• Set problem:
Draw out every line with the word "this" from the listing below.

--- Raw data ---

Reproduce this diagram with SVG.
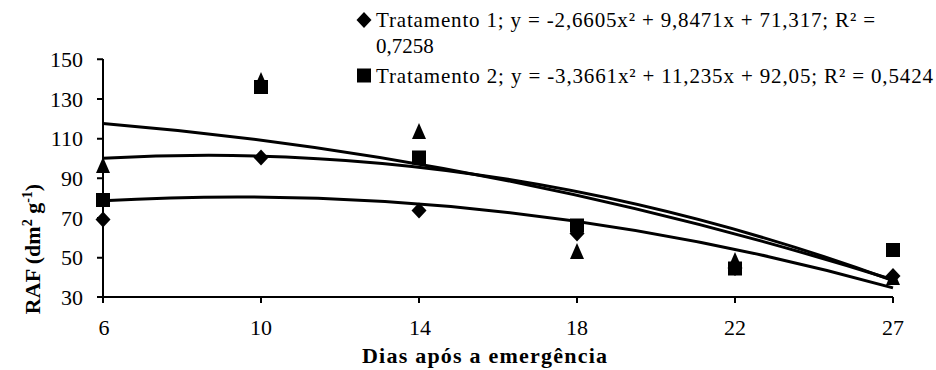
<svg xmlns="http://www.w3.org/2000/svg" xmlns:xlink="http://www.w3.org/1999/xlink" width="936" height="370" viewBox="0 0 936 370" font-family="Liberation Serif, DejaVu Serif, serif">
<style>
text{font-family:"Liberation Serif","DejaVu Serif",serif;fill:#000}
.tick{font-size:22px}
.leg{font-size:21px}
.title{font-size:22px;font-weight:bold}
.ax{stroke:#000;stroke-width:2;fill:none}
.fit{stroke:#000;stroke-width:3;fill:none}
</style>
<defs>
<path id="dia" d="M0,-8 L7.5,0 L0,8 L-7.5,0Z" fill="#000"/>
<rect id="sq" x="-7" y="-7" width="14" height="14" fill="#000"/>
<path id="tri" d="M0,-9 L7,7 L-7,7Z" fill="#000"/>
</defs>
<rect width="936" height="370" fill="#fff"/>
<g id="axes">
<path class="ax" d="M103,59 V297 H893"/>
<path class="ax" d="M97,59.3 H103 M97,99 H103 M97,138.7 H103 M97,178.3 H103 M97,218 H103 M97,257.7 H103 M97,297 H103"/>
<path class="ax" d="M103,297 V303 M261,297 V303 M419,297 V303 M577,297 V303 M735,297 V303 M893,297 V303"/>
</g>
<g id="ylabels" class="tick" text-anchor="end">
<text x="83" y="67">150</text>
<text x="83" y="106.5">130</text>
<text x="83" y="146">110</text>
<text x="83" y="186">90</text>
<text x="83" y="225.5">70</text>
<text x="83" y="265">50</text>
<text x="83" y="304.5">30</text>
</g>
<g id="xlabels" class="tick" text-anchor="middle">
<text x="104" y="335">6</text>
<text x="261" y="335">10</text>
<text x="420" y="335">14</text>
<text x="577" y="335">18</text>
<text x="735" y="335">22</text>
<text x="893" y="335">27</text>
</g>
<text id="xtitle" class="title" x="484.5" y="363" text-anchor="middle" textLength="245" lengthAdjust="spacing">Dias após a emergência</text>
<text id="ytitle" class="title" transform="translate(40,249) rotate(-90)" text-anchor="middle">RAF (dm<tspan font-size="14" dy="-8">2</tspan><tspan dy="8"> g</tspan><tspan font-size="14" dy="-8">-1</tspan><tspan dy="8">)</tspan></text>
<g id="connectors">
<path class="fit" d="M103,200.8 Q498,178.36 893,287.83"/>
<path class="fit" d="M103,158.33 Q498,136 893,280.58"/>
<path class="fit" d="M103,123.46 Q498,156.07 893,279.77"/>
</g>
<g id="triangles">
<use xlink:href="#tri" x="103" y="166"/>
<use xlink:href="#tri" x="261" y="81"/>
<use xlink:href="#tri" x="419" y="132"/>
<use xlink:href="#tri" x="577" y="252"/>
<use xlink:href="#tri" x="735" y="261"/>
<use xlink:href="#tri" x="893" y="278"/>
</g>
<g id="diamonds">
<use xlink:href="#dia" x="103" y="219.5"/>
<use xlink:href="#dia" x="261" y="157.5"/>
<use xlink:href="#dia" x="419" y="210.5"/>
<use xlink:href="#dia" x="577" y="233.5"/>
<use xlink:href="#dia" x="735" y="268"/>
<use xlink:href="#dia" x="893" y="276"/>
</g>
<g id="squares">
<use xlink:href="#sq" x="103" y="200"/>
<use xlink:href="#sq" x="261" y="87"/>
<use xlink:href="#sq" x="419" y="157.5"/>
<use xlink:href="#sq" x="577" y="225.5"/>
<use xlink:href="#sq" x="735" y="268.5"/>
<use xlink:href="#sq" x="893" y="250"/>
</g>
<g id="legend" class="leg">
<use xlink:href="#dia" x="364" y="20"/>
<text x="376" y="27" textLength="499" lengthAdjust="spacing">Tratamento 1; y = -2,6605x² + 9,8471x + 71,317; R² =</text>
<text x="376" y="53">0,7258</text>
<use xlink:href="#sq" x="364" y="75.5"/>
<text x="376" y="83" textLength="557" lengthAdjust="spacing">Tratamento 2; y = -3,3661x² + 11,235x + 92,05; R² = 0,5424</text>
</g>
</svg>
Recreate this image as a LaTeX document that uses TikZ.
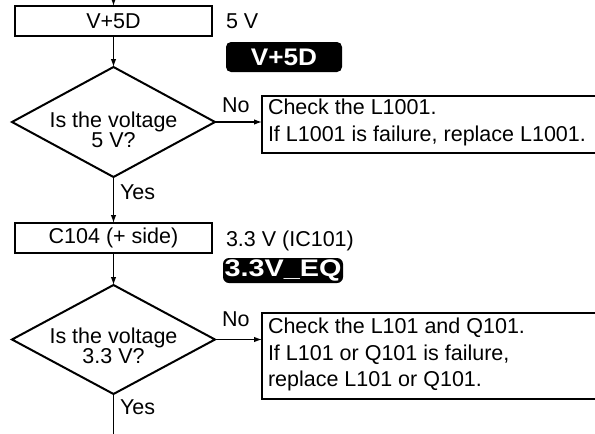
\documentclass[tikz,border=0pt]{standalone}
\usepackage{fontspec}
\setmainfont{Liberation Sans}
\usetikzlibrary{shapes.geometric,arrows.meta}
\begin{document}
\begin{tikzpicture}[x=1pt,y=-1pt,
  every node/.style={font=\fontsize{21.5}{26}\selectfont, inner sep=0pt, outer sep=0pt},
  pbox/.style={draw, line width=2pt, minimum width=197pt, minimum height=30pt},
  dec/.style={draw, diamond, line width=2pt, minimum width=203pt},
  chk/.style={draw, line width=2.2pt, minimum width=360pt, anchor=north west},
  tag/.style={fill=black, text=white, font=\fontsize{24}{24}\selectfont\bfseries},
  dtext/.style={anchor=north, align=center, font=\fontsize{21.5}{20.5}\selectfont},
  ctext/.style={anchor=north west, align=left, font=\fontsize{21.5}{26.5}\selectfont},
  conn/.style={line width=1.2pt, -{Latex[length=8pt,width=5.5pt]}},
  lbl/.style={anchor=base west}
]
\useasboundingbox (0,0) rectangle (595,434);
% first block
\coordinate (top) at (113.5,-30);
\node[pbox] (b1) at (113.5,21) {V+5D};
\node[lbl] (v1) at (226,28.5) {5 V};
\node[tag, rounded corners=5pt, minimum width=116pt, minimum height=30pt] (t1) at (284,57) {\scalebox{1.09}[1]{V+5D}};
\node[dec, minimum height=110pt] (d1) at (113.5,122) {};
\node[dtext] (d1t) at (113.5,111.5) {Is the voltage\\5 V?};
\node[lbl] (n1) at (222,112) {No};
\node[chk, minimum height=57pt] (c1) at (262,96) {};
\node[ctext] (c1t) at (268,99) {Check the L1001.\\If L1001 is failure, replace L1001.};
\node[lbl] (y1) at (120,199) {Yes};
% second block
\node[pbox] (b2) at (113.5,238) {C104 (+ side)};
\node[lbl] (v2) at (226,246) {3.3 V (IC101)};
\node[tag, rounded corners=6pt, minimum width=120pt, minimum height=25pt] (t2) at (283,270.5) {\scalebox{1.2}[1]{3.3V\_EQ}};
\node[dec, minimum height=109pt] (d2) at (113.5,339.5) {};
\node[dtext] (d2t) at (113.5,327.5) {Is the voltage\\3.3 V?};
\node[lbl] (n2) at (222,326) {No};
\node[chk, minimum height=86pt] (c2) at (262,313) {};
\node[ctext] (c2t) at (268,318) {Check the L101 and Q101.\\If L101 or Q101 is failure,\\replace L101 or Q101.};
\node[lbl] (y2) at (120,414) {Yes};
\coordinate (bot) at (113.5,470);
% connectors
\draw[conn] (top) -- (b1.north);
\draw[conn] (b1.south) -- (d1.north);
\draw[conn] (d1.east) -- (d1.east -| c1.west);
\draw[conn] (d1.south) -- (b2.north);
\draw[conn] (b2.south) -- (d2.north);
\draw[conn] (d2.east) -- (d2.east -| c2.west);
\draw[conn] (d2.south) -- (bot);
\end{tikzpicture}
\end{document}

---

• The output:
Reproduce this diagram with SVG.
Recreate this image as a LaTeX document that uses TikZ.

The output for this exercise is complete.